Continuing the Fight: How Walking The Talk Keeps This Warrior Going
Melvin Gatewood is no stranger to service or sacrifice. He grew up knowing the importance of both words, with strong influences and family members leading by example for as long as he can remember.
Not only did many of his uncles and cousins serve in the military, but his grandmother also frequently took him to nursing homes to check in and be a friendly face for residents.
“The military was just something that was very embedded into my family,” Melvin said. “But the sense of service was as well.”
He knew early on that he wanted to join the military and ultimately enlisted in the National Guard before graduating from high school.
Melvin eventually deployed to Iraq where he landed alongside his brother and cousin, all serving in the region simultaneously. While the familial support overseas was a gift, he regularly thought about his mother, a social worker back home in rural Mississippi, who was now without her only two children.
Although they were in different platoons, Melvin said they each had their fair share of missions and action. They were always worried about each other, wondering if someone would come back injured.
For Melvin, that happened in 2005 when he was severely burned and injured in a Humvee explosion. He vividly remembers the explosion and the instincts that kicked in after. He focused solely on ensuring everyone else got out and then kept going to finish the mission. His own pain and injuries were the furthest thing from his mind.
“We just wrapped my arm up and I continued the mission,” he said. “I remember they kept trying to put me in the last vehicle when we were heading back out, but I just kept saying no, put me in the front. I want to be in the first vehicle.”
Forging a New Path Through Continued Service
This sense of service is what Melvin lives by every day.
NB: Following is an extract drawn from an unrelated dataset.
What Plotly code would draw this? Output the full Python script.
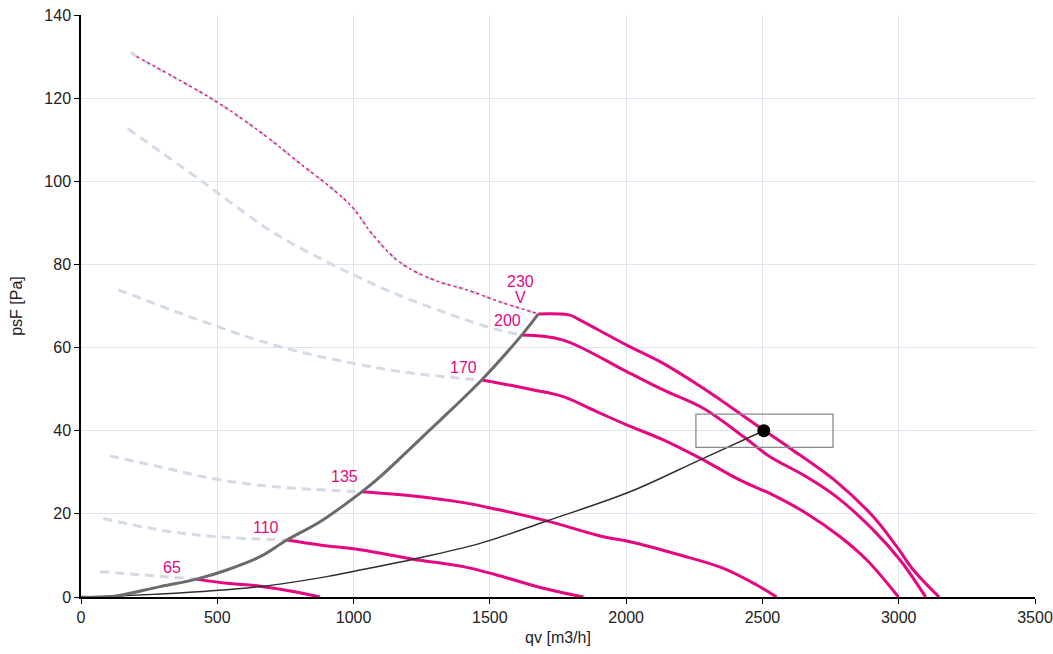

When the military medically discharged him, Melvin didn’t know what his next mission would be.
But what he did know was he wasn’t done serving. He wanted to find ways to continue on that path.
Melvin registered with Wounded Warrior Project® (WWP) in 2013. Since then, he’s participated a broad mix of events and programs, including the Carry Forward 5K, Soldier Ride®, Peer Support Group events, WWP Talk, and Project Odyssey®. He found a renewed sense of belonging with fellow warriors, and never turned back.
“It was just like, ‘this is what I needed,’” said Melvin. “I haven’t felt this since I was in the military … they were speaking my language.”
But even after such strong personal involvement in WWP, he found himself still longing to serve others.
Now, Melvin serves as a Peer Support Group leader, and volunteers to share his story through WWP to ensure other warriors know help is available. These roles empower Melvin to help other veterans persevere through adversity, reach out for help, and take advantage of available resources.
"Just because I carry it well doesn't mean that it's not heavy."
“You continue to fight. The battle was on the battlefield when we were over in Iraq,” he said. “But we brought a battle back with us, and a lot of times we replay those battles when we go to sleep at night. Sometimes they’ll show up with the smell of diesel at the gas pump. It may show up with a loud bang when you don’t know where it came from. But to just still be here, and to tell a brother and a sister that I still have your six.”
Healing Himself, Helping Others
He’s continuing his own mental health journey as well. Even through being a resource and a leader for others, Melvin continues to participate in WWP Talk and reach out for help himself.
“Just because I carry it well doesn’t mean that it’s not heavy,” he said.
Now that Melvin is helping lead others in their own healing journeys, he finds it critical to practice what he preaches and ensure he’s always taking care of himself, too.
“Just because you completed a program doesn’t mean that you are finished with your recovery,” Melvin said. “It’s a road to recovery. It’s an everyday process.”